• _WORK INSTRUCTIONS_
Skip the pictures. Set down, word for word, the lines from the start of the material up to and including the line with "plt.rcParams['font.family'] = ['Liberation".

• _MATERIAL_
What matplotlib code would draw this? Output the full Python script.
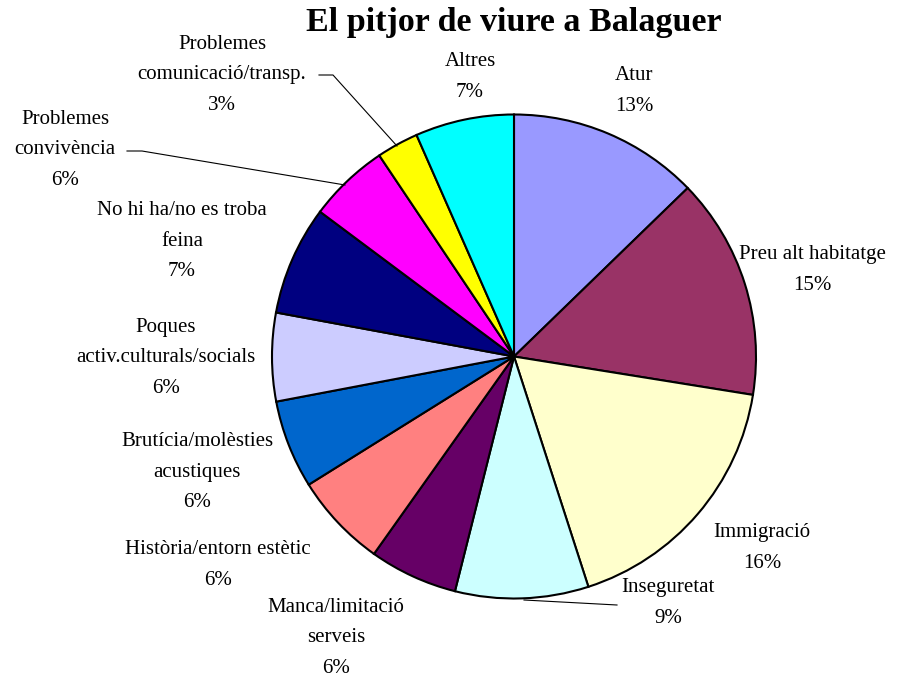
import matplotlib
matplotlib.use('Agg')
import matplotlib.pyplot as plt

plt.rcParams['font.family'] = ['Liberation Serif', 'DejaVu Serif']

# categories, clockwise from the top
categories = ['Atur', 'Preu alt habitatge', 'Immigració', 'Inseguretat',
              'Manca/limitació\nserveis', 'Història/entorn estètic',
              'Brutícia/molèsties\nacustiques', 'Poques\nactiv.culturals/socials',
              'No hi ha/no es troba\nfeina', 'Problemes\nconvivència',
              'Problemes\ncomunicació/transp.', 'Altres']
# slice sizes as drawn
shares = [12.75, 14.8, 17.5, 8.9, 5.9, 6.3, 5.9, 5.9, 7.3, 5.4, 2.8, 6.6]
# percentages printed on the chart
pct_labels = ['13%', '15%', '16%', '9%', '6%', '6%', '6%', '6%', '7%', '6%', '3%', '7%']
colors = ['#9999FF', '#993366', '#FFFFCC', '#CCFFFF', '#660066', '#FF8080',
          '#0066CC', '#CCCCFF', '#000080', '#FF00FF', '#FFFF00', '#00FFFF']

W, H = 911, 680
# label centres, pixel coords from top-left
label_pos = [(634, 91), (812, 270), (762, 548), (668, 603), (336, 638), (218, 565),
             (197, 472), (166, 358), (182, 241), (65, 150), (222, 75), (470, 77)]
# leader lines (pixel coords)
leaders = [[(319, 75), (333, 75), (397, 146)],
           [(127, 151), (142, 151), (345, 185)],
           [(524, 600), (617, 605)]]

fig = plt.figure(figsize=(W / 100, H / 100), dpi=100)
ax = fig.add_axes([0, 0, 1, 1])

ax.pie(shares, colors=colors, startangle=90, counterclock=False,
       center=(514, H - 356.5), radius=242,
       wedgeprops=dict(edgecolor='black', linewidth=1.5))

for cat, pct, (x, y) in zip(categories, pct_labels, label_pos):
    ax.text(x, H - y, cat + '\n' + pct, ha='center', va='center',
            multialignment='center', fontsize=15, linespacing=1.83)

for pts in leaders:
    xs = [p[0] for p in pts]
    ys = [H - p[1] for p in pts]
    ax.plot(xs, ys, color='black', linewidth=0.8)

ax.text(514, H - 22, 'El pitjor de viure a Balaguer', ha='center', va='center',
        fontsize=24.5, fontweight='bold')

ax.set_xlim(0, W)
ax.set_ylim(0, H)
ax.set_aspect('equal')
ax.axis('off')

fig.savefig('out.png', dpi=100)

• _REPLY_
What matplotlib code would draw this? Output the full Python script.
import matplotlib
matplotlib.use('Agg')
import matplotlib.pyplot as plt

plt.rcParams['font.family'] = ['Liberation Serif', 'DejaVu Serif']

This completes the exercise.